The State Department did not respond to a request for comment by press time.
“Obviously, the jury reached the same conclusion about the Saudi payments in finding Arab Bank guilty for its support of Hamas, but this last minute disclosure of this evidence six years after we requested it and hours after the jury began its deliberations is telling,” he said.
In the trial, which lasted nearly six weeks, the jury heard evidence that Arab Bank held accounts of several senior Hamas leaders, including Hamas founder and spiritual leader Sheikh Ahmad Yassin and current Hamas leaders Osama Hamdan and Ismail Haniyeh.
In his summation last Thursday, Mark Werbner, another plaintiffs’ attorney, had asked the jury of eight women and three men to “send a message” by finding Arab Bank guilty of providing Hamas with the money it needed to carry out the 24 deadly attacks.

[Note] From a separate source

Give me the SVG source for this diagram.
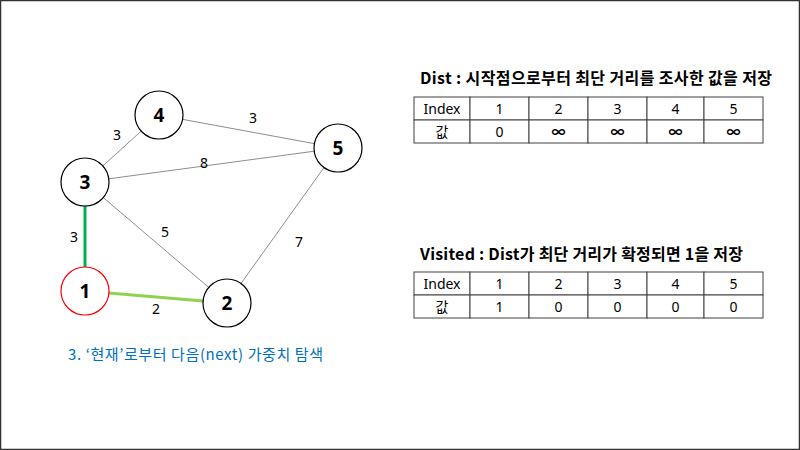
<svg xmlns="http://www.w3.org/2000/svg" width="800" height="450" viewBox="0 0 800 450">
<style>
.node circle{fill:#fff;stroke:#000;stroke-width:1.2}
.node text{font-family:"Noto Sans","Noto Sans CJK KR",sans-serif;font-weight:bold;font-size:19px;text-anchor:middle;fill:#000}
.edge{stroke:#808080;stroke-width:0.9}
.lbl{font-family:"Noto Sans","Noto Sans CJK KR",sans-serif;font-size:14px;text-anchor:middle;fill:#000}
.title{font-family:"Noto Sans CJK KR","Noto Sans",sans-serif;font-weight:bold;font-size:16px;fill:#000}
.cell{fill:#fff;stroke:#404040;stroke-width:1}
.ct{font-family:"Noto Sans","Noto Sans CJK KR",sans-serif;font-size:14px;text-anchor:middle;fill:#000}
.inf{font-weight:bold}
</style>
<rect x="0.5" y="0.5" width="799" height="449" fill="#fff" stroke="#333" stroke-width="1.5"/>
<g id="connectors">
<line class="edge" x1="85" y1="182" x2="159" y2="115"/>
<line class="edge" x1="159" y1="115" x2="338" y2="148"/>
<line class="edge" x1="85" y1="182" x2="338" y2="148"/>
<line class="edge" x1="85" y1="182" x2="227" y2="303"/>
<line class="edge" x1="338" y1="148" x2="227" y2="303"/>
<line x1="85" y1="182" x2="85" y2="291" stroke="#00B050" stroke-width="3"/>
<line x1="85" y1="291" x2="227" y2="303" stroke="#92D050" stroke-width="3"/>
<text class="lbl" x="117" y="140">3</text>
<text class="lbl" x="253" y="123">3</text>
<text class="lbl" x="204" y="168">8</text>
<text class="lbl" x="165" y="237">5</text>
<text class="lbl" x="299" y="247">7</text>
<text class="lbl" x="74" y="242">3</text>
<text class="lbl" x="156" y="314">2</text>
</g>
<g id="node4" class="node"><circle cx="159" cy="115" r="24"/><text x="159" y="122">4</text></g>
<g id="node5" class="node"><circle cx="338" cy="148" r="24"/><text x="338" y="155">5</text></g>
<g id="node3" class="node"><circle cx="85" cy="182" r="24"/><text x="85" y="189">3</text></g>
<g id="node1" class="node"><circle cx="85" cy="291" r="24" style="stroke:#FF0000"/><text x="85" y="298">1</text></g>
<g id="node2" class="node"><circle cx="227" cy="303" r="24"/><text x="227" y="310">2</text></g>
<text x="68" y="360" font-family="Noto Sans CJK KR, Noto Sans, sans-serif" font-size="15px" fill="#0070C0" textLength="255" lengthAdjust="spacing">3. ‘현재’로부터 다음(next) 가중치 탐색</text>
<g id="dist">
<text class="title" x="420" y="84" textLength="352" lengthAdjust="spacing">Dist : 시작점으로부터 최단 거리를 조사한 값을 저장</text>
<rect class="cell" x="414" y="97" width="56" height="23"/>
<rect class="cell" x="470" y="97" width="59" height="23"/>
<rect class="cell" x="529" y="97" width="59" height="23"/>
<rect class="cell" x="588" y="97" width="59" height="23"/>
<rect class="cell" x="647" y="97" width="57" height="23"/>
<rect class="cell" x="704" y="97" width="59" height="23"/>
<rect class="cell" x="414" y="120" width="56" height="23"/>
<rect class="cell" x="470" y="120" width="59" height="23"/>
<rect class="cell" x="529" y="120" width="59" height="23"/>
<rect class="cell" x="588" y="120" width="59" height="23"/>
<rect class="cell" x="647" y="120" width="57" height="23"/>
<rect class="cell" x="704" y="120" width="59" height="23"/>
<text class="ct" x="442" y="114">Index</text>
<text class="ct" x="499.5" y="114">1</text>
<text class="ct" x="558.5" y="114">2</text>
<text class="ct" x="617.5" y="114">3</text>
<text class="ct" x="675.5" y="114">4</text>
<text class="ct" x="733.5" y="114">5</text>
<text class="ct" x="442" y="137">값</text>
<text class="ct" x="499.5" y="137">0</text>
<text class="ct inf" x="558.5" y="137">∞</text>
<text class="ct inf" x="617.5" y="137">∞</text>
<text class="ct inf" x="675.5" y="137">∞</text>
<text class="ct inf" x="733.5" y="137">∞</text>
</g>
<g id="visited">
<text class="title" x="420" y="260" textLength="323" lengthAdjust="spacing">Visited : Dist가 최단 거리가 확정되면 1을 저장</text>
<rect class="cell" x="414" y="272" width="56" height="23"/>
<rect class="cell" x="470" y="272" width="59" height="23"/>
<rect class="cell" x="529" y="272" width="59" height="23"/>
<rect class="cell" x="588" y="272" width="59" height="23"/>
<rect class="cell" x="647" y="272" width="57" height="23"/>
<rect class="cell" x="704" y="272" width="59" height="23"/>
<rect class="cell" x="414" y="295" width="56" height="23"/>
<rect class="cell" x="470" y="295" width="59" height="23"/>
<rect class="cell" x="529" y="295" width="59" height="23"/>
<rect class="cell" x="588" y="295" width="59" height="23"/>
<rect class="cell" x="647" y="295" width="57" height="23"/>
<rect class="cell" x="704" y="295" width="59" height="23"/>
<text class="ct" x="442" y="289">Index</text>
<text class="ct" x="499.5" y="289">1</text>
<text class="ct" x="558.5" y="289">2</text>
<text class="ct" x="617.5" y="289">3</text>
<text class="ct" x="675.5" y="289">4</text>
<text class="ct" x="733.5" y="289">5</text>
<text class="ct" x="442" y="312">값</text>
<text class="ct" x="499.5" y="312">1</text>
<text class="ct" x="558.5" y="312">0</text>
<text class="ct" x="617.5" y="312">0</text>
<text class="ct" x="675.5" y="312">0</text>
<text class="ct" x="733.5" y="312">0</text>
</g>
</svg>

“They won’t accept responsibility unless and until you make them,” he said. “It was pretty foreseeable that by helping this organization and facilitating financing services that bad things were going to happen. … The message you can send will reverberate around the world and reverberate as a message to these families that there is justice.”
During the course of the trial before Brooklyn Federal Court Judge Brian Cogan, officials and employees of Arab Bank testified that they had no idea that any of the financial transactions they processed was for Hamas terrorists or for charities that were raising money for Hamas.
The attorney for Arab Bank, Shand Stephens, said in his summation that there had not been “one word of testimony that anyone [associated with the bank] supported terrorism — not one word.”
Stephens argued that evidence showed that the bank ran all transaction requests through OFAC and, regarding the claim that Arab Bank helped charities that raised money for Hamas, Stephens noted that the United States Agency for International Development “gave money to charities that they [the plaintiffs] say were Hamas controlled.”
Attorneys for the 297 American plaintiffs killed or seriously injured in the terror attacks claimed Arab Bank did know and that Hamas could not have acted without the Jordanian-based bank.
In his closing arguments to the jury, another attorney for the plaintiffs, Tab Turner, said the “greatest force of evil in our society today is terrorism. And these terrorists cannot function, they cannot operate, they cannot preach, they cannot buy weapons, they cannot commit suicide with bombs, without money.”
He said also that Arab Bank’s refusal to release certain bank records, citing privacy laws of its host countries, caused the judge to tell the jury that they may infer those records were damaging to the bank.
“It wasn’t a mistake” the records were withheld, Turner told the jury. “This bank said no, we’re not giving you those records. What’s so important in those records that they don’t want the jury to see? They did not want you to see the money going into those accounts, the money going out, where it was going — and the internal bank correspondence discussing the accounts.”
Among the plaintiffs in the case was Sarri Singer, who was injured in a 2003 suicide bombing.
“I started crying when the email came in,” Singer, the daughter of New Jersey state Sen. Robert Singer, told JTA shortly after the verdict was announced.
Singer was on the No. 14 bus in Jerusalem on June 11, 2003 when the suicide bomber — standing a few feet from her — blew himself up. Sixteen people on the bus were killed and 100 others were injured. Singer broke her clavicle and she still has shrapnel lodged in her mouth.
“I feel very validated and acknowledged as a victim of terror,” Singer said. “The jury has given us a sense that there is someone responsible for what happened to us.”